Because Atlanta's unheralded offensive line, keyed by a strong performance at center by Browns refugee Alex Mack, mauled the Patriots at the point of attack, New England was never really able to get in comfortable down-and-distance situations on defense. This led to two problems. One, New England never found an answer for Atlanta's two-tight-end looks on second- or third-and-short, assuring a very high third-down conversion percentage.
Two, as the Patriots tried to seize control of the run game by getting closer to the line, Atlanta was able to isolate their play-action game on some of New England's weaker secondary defenders. Atlanta ran play-action more than any other team this year in the regular season, and New England's inability to stop the run made it as effective as ever on Sunday. Safety Patrick Chung got lost on a few play-action passes, only to see Austin Hooper run right by him for easy, huge gains.
The Patriots didn't do poorly against quarterback Matt Ryan, and gave him some different looks on third down to force a few three-and-outs. But without stopping the run, they couldn't really force him to make any tough throws. And that meant lots of Atlanta points.
Nobody was able to contain Vic Beasley
The Patriots have a great offensive line, and Atlanta's pass rush had been more middling than great this year. The Falcons ranked 24th in Adjusted Sack Rate. Nevertheless, a huge game out of star edge rusher Vic Beasley wrecked New England's timing.
Beasley finished the regular season with a league-leading 15.5 sacks, but his sacks came in spurts, with 10.5 taking place in just four regular-season games. Against the Patriots, Beasley was able to pressure Tom Brady early and often, forcing miscues and underthrown balls.
Because of the adjustments the Patriots made to stop Beasley, the less-talented Atlanta front line was able to find one-on-one matchups it could win. Jonathan Babineaux was able to shoot some gaps late in the game. They were able to get pressure up the gut on blitzes and force Brady to ask his mediocre receiving corps to make plays.

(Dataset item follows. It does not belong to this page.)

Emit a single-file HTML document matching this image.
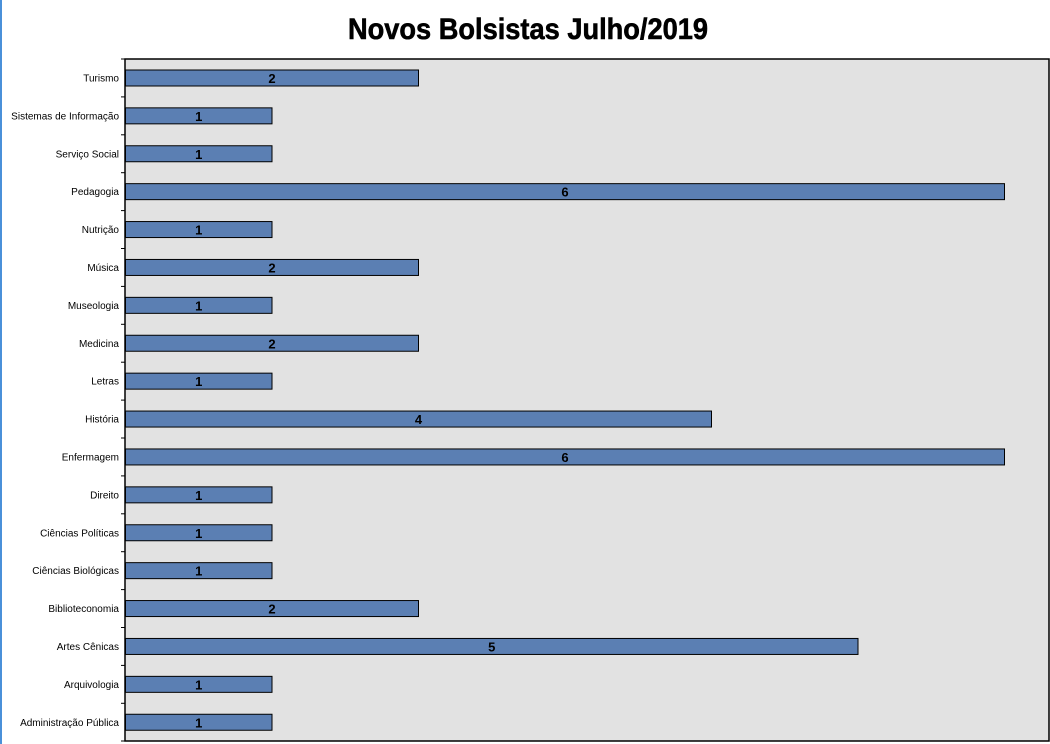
<!DOCTYPE html>
<html><head><meta charset="utf-8"><style>
html,body{margin:0;padding:0;background:#fff;}
svg{display:block;}
</style></head><body>
<svg width="1050" height="744" xmlns="http://www.w3.org/2000/svg" font-family="'Liberation Sans', sans-serif">
<rect x="0" y="0" width="1050" height="744" fill="#fff"/>
<rect x="0" y="0" width="2" height="744" fill="#4a90d9"/>
<text x="528" y="39" text-anchor="middle" font-size="30" font-weight="bold" stroke="#000" stroke-width="0.6" textLength="360" lengthAdjust="spacingAndGlyphs">Novos Bolsistas Julho/2019</text>
<rect x="125" y="59" width="924" height="682" fill="#e2e2e2" stroke="#000" stroke-width="1.5"/>
<g fill="#5b7fb3" stroke="#000" stroke-width="1">
<rect x="125.5" y="70" width="293" height="16"/>
<rect x="125.5" y="107.85" width="146.5" height="16"/>
<rect x="125.5" y="145.75" width="146.5" height="16"/>
<rect x="125.5" y="183.65" width="879" height="16"/>
<rect x="125.5" y="221.55" width="146.5" height="16"/>
<rect x="125.5" y="259.45" width="293" height="16"/>
<rect x="125.5" y="297.35" width="146.5" height="16"/>
<rect x="125.5" y="335.25" width="293" height="16"/>
<rect x="125.5" y="373.15" width="146.5" height="16"/>
<rect x="125.5" y="411.05" width="586" height="16"/>
<rect x="125.5" y="448.95" width="879" height="16"/>
<rect x="125.5" y="486.85" width="146.5" height="16"/>
<rect x="125.5" y="524.75" width="146.5" height="16"/>
<rect x="125.5" y="562.65" width="146.5" height="16"/>
<rect x="125.5" y="600.55" width="293" height="16"/>
<rect x="125.5" y="638.45" width="732.5" height="16"/>
<rect x="125.5" y="676.35" width="146.5" height="16"/>
<rect x="125.5" y="714.25" width="146.5" height="16"/>
</g>
<g font-size="10" text-anchor="end" fill="#000">
<text x="119" y="81.5">Turismo</text>
<text x="119" y="119.35">Sistemas de Informação</text>
<text x="119" y="157.25">Serviço Social</text>
<text x="119" y="195.15">Pedagogia</text>
<text x="119" y="233.05">Nutrição</text>
<text x="119" y="270.95">Música</text>
<text x="119" y="308.85">Museologia</text>
<text x="119" y="346.75">Medicina</text>
<text x="119" y="384.65">Letras</text>
<text x="119" y="422.55">História</text>
<text x="119" y="460.45">Enfermagem</text>
<text x="119" y="498.35">Direito</text>
<text x="119" y="536.25">Ciências Políticas</text>
<text x="119" y="574.15">Ciências Biológicas</text>
<text x="119" y="612.05">Biblioteconomia</text>
<text x="119" y="649.95">Artes Cênicas</text>
<text x="119" y="687.85">Arquivologia</text>
<text x="119" y="725.75">Administração Pública</text>
</g>
<g font-size="13" font-weight="bold" text-anchor="middle" fill="#000">
<text x="272" y="83">2</text>
<text x="198.75" y="120.85">1</text>
<text x="198.75" y="158.75">1</text>
<text x="565" y="196.65">6</text>
<text x="198.75" y="234.55">1</text>
<text x="272" y="272.45">2</text>
<text x="198.75" y="310.35">1</text>
<text x="272" y="348.25">2</text>
<text x="198.75" y="386.15">1</text>
<text x="418.5" y="424.05">4</text>
<text x="565" y="461.95">6</text>
<text x="198.75" y="499.85">1</text>
<text x="198.75" y="537.75">1</text>
<text x="198.75" y="575.65">1</text>
<text x="272" y="613.55">2</text>
<text x="491.75" y="651.45">5</text>
<text x="198.75" y="689.35">1</text>
<text x="198.75" y="727.25">1</text>
</g>
<g stroke="#000" stroke-width="1">
<line x1="121" y1="59" x2="125" y2="59"/>
<line x1="121" y1="96.9" x2="125" y2="96.9"/>
<line x1="121" y1="134.8" x2="125" y2="134.8"/>
<line x1="121" y1="172.7" x2="125" y2="172.7"/>
<line x1="121" y1="210.6" x2="125" y2="210.6"/>
<line x1="121" y1="248.5" x2="125" y2="248.5"/>
<line x1="121" y1="286.4" x2="125" y2="286.4"/>
<line x1="121" y1="324.3" x2="125" y2="324.3"/>
<line x1="121" y1="362.2" x2="125" y2="362.2"/>
<line x1="121" y1="400.1" x2="125" y2="400.1"/>
<line x1="121" y1="438" x2="125" y2="438"/>
<line x1="121" y1="475.9" x2="125" y2="475.9"/>
<line x1="121" y1="513.8" x2="125" y2="513.8"/>
<line x1="121" y1="551.7" x2="125" y2="551.7"/>
<line x1="121" y1="589.6" x2="125" y2="589.6"/>
<line x1="121" y1="627.5" x2="125" y2="627.5"/>
<line x1="121" y1="665.4" x2="125" y2="665.4"/>
<line x1="121" y1="703.3" x2="125" y2="703.3"/>
<line x1="121" y1="741" x2="125" y2="741"/>
</g>
</svg>
</body></html>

With Rob Gronkowski out, the Patriots had a good passing attack, not a great one. Forcing receivers to make contested catches and not giving them easy yardage was a big reason why Atlanta was able to hold New England to field goal attempts in their red zone visits.
The Falcons defense played fundamental football
There's no real way to stop Brady forever, of course. He's going to make some amazing plays and get his. It comes with the territory when you're facing a star quarterback. Atlanta's defensive blueprint is much like Seattle's, which plays a lot of zone coverage and relies on team speed to catch up to ball carriers and receivers.
However, only six teams finished with more broken tackles on defense than the Falcons, per Sports Info Solutions' charting. This team is fast, but it is not particularly good at tackling. Even the defensive line has had issues with it this year, and those kinds of errors can keep a good offensive drive alive. The best way to get big plays against Atlanta in the regular season was simply to find slot corner Brian Poole and first-round safety Keanu Neal, then try to match a shifty player up against them to gain some missed-tackle yardage.
The Patriots, on the other hand, forced the fifth-most broken tackles among offenses. LeGarrette Blount alone was good for 48 of them, per Sports Info Solutions. Combine Blount with that defensive front for the Falcons, and you can see why this was a cause for concern coming into the game.
But the Falcons were able to play smart, assignment-sound football. They didn't create many big plays, but they were able to make the Patriots march slowly. In a game with lots of offense, that was enough to make a difference, and that's how the Atlanta Falcons pulled off the franchise's first Super Bowl win.